┌─ Source records

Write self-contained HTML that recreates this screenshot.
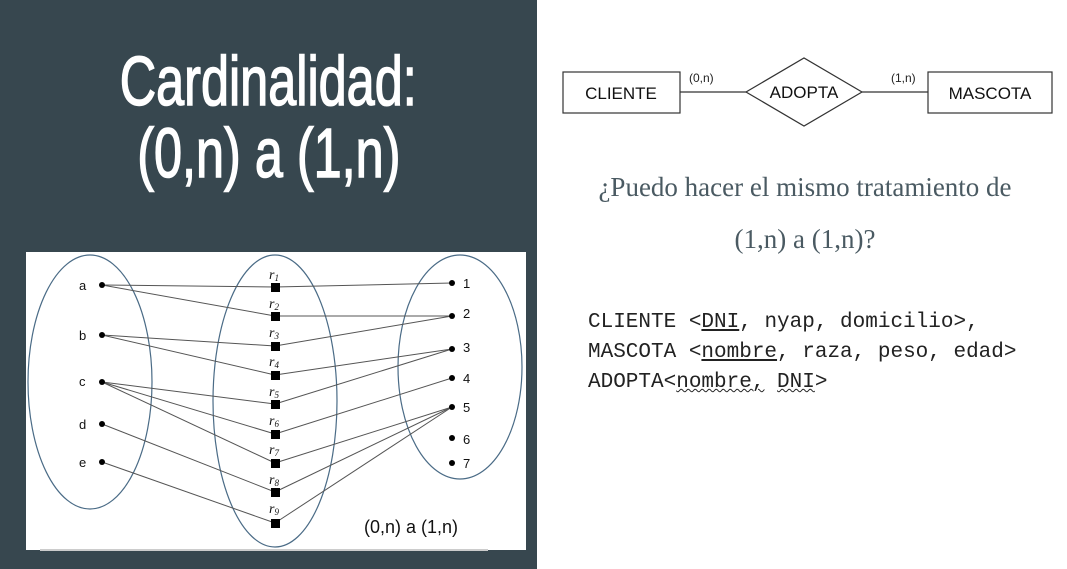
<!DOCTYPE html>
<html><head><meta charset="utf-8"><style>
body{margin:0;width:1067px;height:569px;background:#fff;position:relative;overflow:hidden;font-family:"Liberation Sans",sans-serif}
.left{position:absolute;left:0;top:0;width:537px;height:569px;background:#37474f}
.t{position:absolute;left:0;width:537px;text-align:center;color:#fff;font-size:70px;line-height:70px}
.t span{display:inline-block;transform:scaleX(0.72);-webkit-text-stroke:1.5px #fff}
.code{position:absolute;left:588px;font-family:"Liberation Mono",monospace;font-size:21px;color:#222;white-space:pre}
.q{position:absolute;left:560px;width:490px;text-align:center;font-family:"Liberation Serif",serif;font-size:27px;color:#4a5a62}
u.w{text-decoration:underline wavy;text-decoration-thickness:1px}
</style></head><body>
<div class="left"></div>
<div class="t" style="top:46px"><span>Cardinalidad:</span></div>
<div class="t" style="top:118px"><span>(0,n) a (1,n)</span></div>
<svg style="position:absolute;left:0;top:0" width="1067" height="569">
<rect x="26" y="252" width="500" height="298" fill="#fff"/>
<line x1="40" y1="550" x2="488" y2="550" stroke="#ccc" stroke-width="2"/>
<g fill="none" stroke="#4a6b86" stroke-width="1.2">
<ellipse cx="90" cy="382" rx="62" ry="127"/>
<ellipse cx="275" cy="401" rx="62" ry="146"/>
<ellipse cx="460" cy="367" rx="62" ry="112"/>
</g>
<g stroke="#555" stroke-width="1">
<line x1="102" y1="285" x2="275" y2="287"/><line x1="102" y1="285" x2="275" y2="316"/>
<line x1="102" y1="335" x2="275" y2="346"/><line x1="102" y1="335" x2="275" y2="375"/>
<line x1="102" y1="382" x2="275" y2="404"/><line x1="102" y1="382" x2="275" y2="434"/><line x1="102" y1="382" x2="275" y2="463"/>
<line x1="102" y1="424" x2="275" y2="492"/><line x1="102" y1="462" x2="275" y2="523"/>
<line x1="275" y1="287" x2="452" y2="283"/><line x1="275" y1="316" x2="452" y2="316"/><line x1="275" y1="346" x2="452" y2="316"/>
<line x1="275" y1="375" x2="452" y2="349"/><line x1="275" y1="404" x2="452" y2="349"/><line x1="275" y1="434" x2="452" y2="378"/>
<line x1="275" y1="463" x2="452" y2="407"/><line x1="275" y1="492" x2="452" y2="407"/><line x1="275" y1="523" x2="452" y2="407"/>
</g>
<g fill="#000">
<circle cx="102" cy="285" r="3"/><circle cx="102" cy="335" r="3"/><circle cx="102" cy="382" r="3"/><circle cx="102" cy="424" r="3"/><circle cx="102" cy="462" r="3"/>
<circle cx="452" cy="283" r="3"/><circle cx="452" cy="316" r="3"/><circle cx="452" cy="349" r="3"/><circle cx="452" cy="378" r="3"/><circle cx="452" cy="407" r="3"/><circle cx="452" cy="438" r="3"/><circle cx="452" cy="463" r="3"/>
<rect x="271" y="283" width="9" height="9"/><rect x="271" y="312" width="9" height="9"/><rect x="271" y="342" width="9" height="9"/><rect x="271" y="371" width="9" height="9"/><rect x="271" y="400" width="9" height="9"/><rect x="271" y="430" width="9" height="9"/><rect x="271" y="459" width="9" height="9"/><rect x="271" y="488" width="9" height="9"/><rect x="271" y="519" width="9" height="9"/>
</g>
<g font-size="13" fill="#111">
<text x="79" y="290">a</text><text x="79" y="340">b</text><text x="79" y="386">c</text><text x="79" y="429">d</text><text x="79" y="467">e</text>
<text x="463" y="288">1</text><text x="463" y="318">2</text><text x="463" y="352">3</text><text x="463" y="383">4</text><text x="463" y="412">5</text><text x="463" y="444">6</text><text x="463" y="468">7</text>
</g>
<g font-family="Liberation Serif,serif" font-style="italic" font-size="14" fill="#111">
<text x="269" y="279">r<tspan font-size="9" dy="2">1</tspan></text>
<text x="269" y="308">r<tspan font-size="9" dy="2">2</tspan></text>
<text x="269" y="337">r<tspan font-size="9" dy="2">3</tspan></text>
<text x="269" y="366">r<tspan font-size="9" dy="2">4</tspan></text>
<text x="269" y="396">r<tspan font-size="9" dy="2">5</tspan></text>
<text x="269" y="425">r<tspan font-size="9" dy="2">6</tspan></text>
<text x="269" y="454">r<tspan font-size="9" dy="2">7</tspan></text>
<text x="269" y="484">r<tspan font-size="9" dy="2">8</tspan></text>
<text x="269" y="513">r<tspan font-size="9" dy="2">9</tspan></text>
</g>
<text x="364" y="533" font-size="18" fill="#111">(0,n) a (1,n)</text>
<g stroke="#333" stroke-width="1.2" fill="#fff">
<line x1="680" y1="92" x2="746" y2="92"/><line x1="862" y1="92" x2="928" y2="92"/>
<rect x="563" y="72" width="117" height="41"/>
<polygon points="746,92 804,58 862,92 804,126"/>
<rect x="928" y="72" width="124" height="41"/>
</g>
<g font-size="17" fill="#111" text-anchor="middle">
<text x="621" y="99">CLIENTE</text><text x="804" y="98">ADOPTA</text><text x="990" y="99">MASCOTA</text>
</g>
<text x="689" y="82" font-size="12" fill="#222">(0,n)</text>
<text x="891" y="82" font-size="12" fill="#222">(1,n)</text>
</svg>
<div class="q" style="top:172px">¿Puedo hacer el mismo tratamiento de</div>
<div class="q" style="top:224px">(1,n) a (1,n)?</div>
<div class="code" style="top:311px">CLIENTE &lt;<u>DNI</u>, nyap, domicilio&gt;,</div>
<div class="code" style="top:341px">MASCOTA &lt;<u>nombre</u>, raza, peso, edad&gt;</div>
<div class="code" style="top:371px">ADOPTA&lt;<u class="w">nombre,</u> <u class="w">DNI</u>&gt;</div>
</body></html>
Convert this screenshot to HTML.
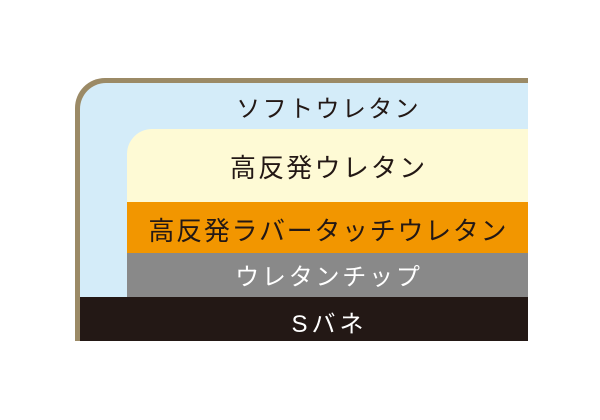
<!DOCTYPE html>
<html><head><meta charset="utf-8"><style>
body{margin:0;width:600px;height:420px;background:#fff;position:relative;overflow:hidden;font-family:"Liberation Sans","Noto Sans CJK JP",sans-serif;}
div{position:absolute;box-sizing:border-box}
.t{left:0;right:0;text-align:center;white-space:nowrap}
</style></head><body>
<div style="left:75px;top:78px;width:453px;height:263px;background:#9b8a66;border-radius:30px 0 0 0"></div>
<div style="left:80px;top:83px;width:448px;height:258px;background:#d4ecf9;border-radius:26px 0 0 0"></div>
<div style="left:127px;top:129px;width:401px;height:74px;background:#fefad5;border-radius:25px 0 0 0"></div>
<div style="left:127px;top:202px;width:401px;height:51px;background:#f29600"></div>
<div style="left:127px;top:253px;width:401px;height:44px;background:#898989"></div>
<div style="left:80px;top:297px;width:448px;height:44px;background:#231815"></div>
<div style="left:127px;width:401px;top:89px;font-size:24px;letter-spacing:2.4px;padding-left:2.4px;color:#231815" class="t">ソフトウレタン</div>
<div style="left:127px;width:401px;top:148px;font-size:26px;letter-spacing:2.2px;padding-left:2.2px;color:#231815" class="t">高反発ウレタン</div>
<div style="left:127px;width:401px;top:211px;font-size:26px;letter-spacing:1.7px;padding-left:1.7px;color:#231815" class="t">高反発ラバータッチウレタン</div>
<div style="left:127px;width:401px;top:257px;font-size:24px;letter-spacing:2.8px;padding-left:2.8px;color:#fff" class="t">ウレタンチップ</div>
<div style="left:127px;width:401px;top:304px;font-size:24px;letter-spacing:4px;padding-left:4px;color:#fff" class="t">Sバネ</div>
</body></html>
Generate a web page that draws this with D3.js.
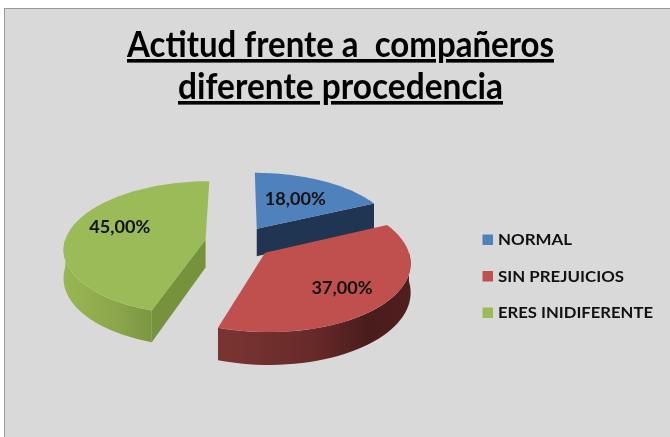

└─

What the exercise asks:
Across the records, count the lines holding the string "this". Give the number and stop.

Solved exercise:
3